Discussion in 'Reloading' started by esshup, Jul 24, 2008.

  1. esshup

    esshup Well-Known Member

    Mar 23, 2008
    202 Sauer, .300 Win Mag, 25.75" muzzle to bolt face, .625" muzzle dia (factory barrel), Virgin Lapua Brass.

    I have two different bullets to try, 168gr. Berger VLD's and 180 Nosler Accubonds.
    I have Fed GM210M, GM215M and Federal 210 Primers

    I have the following powders:
    AA 3100
    (I have other powders, but these are the only ones that I have on hand that are recommended by Berger and Nosler for those bullet weights.) Nosler recommended RL-22, IMR-4350 and AA3100, Berger had the balance of the powders on their data sheet.

    I only have 100 Pcs of the Lapua Brass, (I can order more if needed). I have Federal and Remington once fired brass also, but I was only going to use the Lapua brass for this load development.

    To try and cut my learning curve down, what powder/primer/bullet combos should I try? How far should I try to get the ogive away from the lands for the initial testing? 100, 200 or 300 Yds?

    The cases were trimmed to minimum, chamfered and neck sized on a Lee Collet sizer. Right now by following the great recommendations on here, I have 50 pieces of brass with a max. runout of .0015, while 90% of the rest run a max of .002. I'll use the others to condition the bore when switching powders. I was going to shoot one type of bullet first, then switch.

    Temps here are in the low 80's, elevation is 735'. I can shoot out to 300 Yds here at the house currently, and I can shoot every day after work weather permitting.

    For a rlfle rest, I have a generic Caldwell Led Sled, and the Caldwell Rock with rear bags. With the lead sled I can durn near shoot free recoil (with very minimal touching of the gun). The scope is a Swarovski 6-24 x 50 Habicht. My normal testing "rules" will be followed, such as shoot on the least windy days as possible, and use flags, wait with the bolt open and chamber empty for "X" amount of time between shots to keep the barrel at a constant temp, etc. If heat from the barrel becomes a problem, I'll make a shield from lightweight paper and use low pressure rubberbands to keep it in place.

    Basically I'm looking for recommendations on combo's to ladder test (actually Dan Newberry's method). I will fine tune the most promising combos. Do I need to chrono all the loads during this prelim testing? If so, 10' from the muzzle sufficient?

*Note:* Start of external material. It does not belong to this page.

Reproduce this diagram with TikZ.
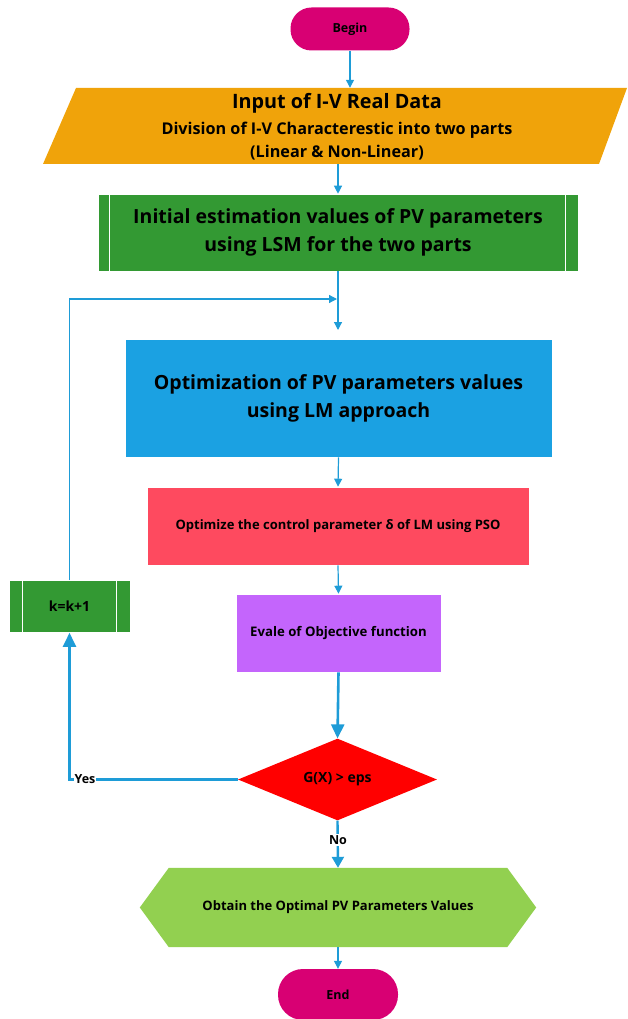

    Thanks for any suggestions.
  2. britz

    britz Well-Known Member

    Mar 11, 2007
    well, sounds like you may know as much or more about this stuff than me, but I'll lend a hand if I can.

    First off, of the powders listed I am a Hodgdon fan so the h4831sc or the Vit would be my first choices from the list ( I want to mention that I load the wsm, not the win mag so take it or leave it - I use H4350).

    Second, When I pick a bullet, I will take one powder and a moderate to light load, shoot groups simply varying seating depth from very shot to a about 5 thou off the lands and which ever one shoots the best I will stick with that length through the first tests. I will mess with seating depth again after I have established a powder and charge.

    Third off, if you are shooting a sporter barrel I would only shoot three shot groups and allow the rifle to cool a couple minutes between shots and allow several minutes between groups so the heat off the barrel doesn't pertain too much.

    . I shoot at 100 for initial tests- just to save time and effort putting up targets and so on. After I have gotten better groups I move to 200 yards, but only if there is no wind. IMHO, 3 or 400 would be very good for testing the fine tuning of your rounds as long as there is no wind. I shoot at200 because the range is handy for me and I can still see the bullet holes with my optics. Much farther and the wind will be messing with your results IMHO. Longer ranges are ment for practice more than testing.

    happy shooting :)

  3. esshup

    esshup Well-Known Member

    Mar 23, 2008
    I had a bit of free time on Saturday, so I was able to shoot the 168g VLD's w/H-1000 powder. Powder charge started @ 78.5 grains. Berger said to go to 83.0 max, but with no pressure signs I increased the powder to 85 in two steps, monitoring for any signs of excessive pressure, but the groups kept getting bigger, so I quit (the case was pretty full too!) At 85.0 g, there were no pressure signs.

    I was seating the bullets .250" into the brass, to try and get them closer to the lands. They still had a considerable jump even at that shallow seating depth. I shot one round @ 78.3 to condition the bore, then shot one more to confirm zero @ 100 Yds. All the testing was done @ 200 Yds. 90* temps, wind from 3 to 4 o'clock @ 6 to 8 mph. Elevation is 712, RH was 43% Baro was 29 something. No effort was made to compensate for wind.

    I started @ 78.5g, loaded 3 rounds, increased the powder by 1% loaded 3, etc., until I hit 83.0 grains. I then shot 1 round if 78.5g, 1 round @ 79.3g, etc. until I couldn't hold my hand on the barrel. After cooling I resumed the test and continued that procedure until all the bullets were gone. It took over 2 hours to shoot the test groups, but that's one of the advantages of shooting in your backyard.;)

    Group size stayed pretty consistent 3/4 to 1 moa until I hit 82.5g. Then it shrunk to .512" wide by .212" high. It opened up after that to 3/4 to 1 moa and slowly got bigger as the powder charge increased.

    Pics will be posted tomorrow. I still have 2 different powders to test with the VLD's, then 3 different powders to test with the Accubonds. My buddy wanted the gun back to shoot it next weekend, so the testing will be on hold for 2 weeks.

    I didn't chrono any of the loads, and that load will be checked for speed, and re-shot to make sure that it wasn't a fluke. I'll vary the powder a bit to see how it affects the load.

    Who knows what the other combo's will show??

    Does anybody have a couple of 210g .308 Berger VLD's that they would part with? I'd like to check them in the magazine and see if it would be worthwile to buy a box to test in this gun. I'll gladly pay for them and shipping costs.
  4. remingtonman_25_06

    remingtonman_25_06 Well-Known Member

    Jun 4, 2003
    RL-22 and H1000 are usually the top powders for most .300 Win Mags when shooting 180g bullets, especially RL-22... I'm sure one of them will shoot lights out. H4831 is also another good powder to try.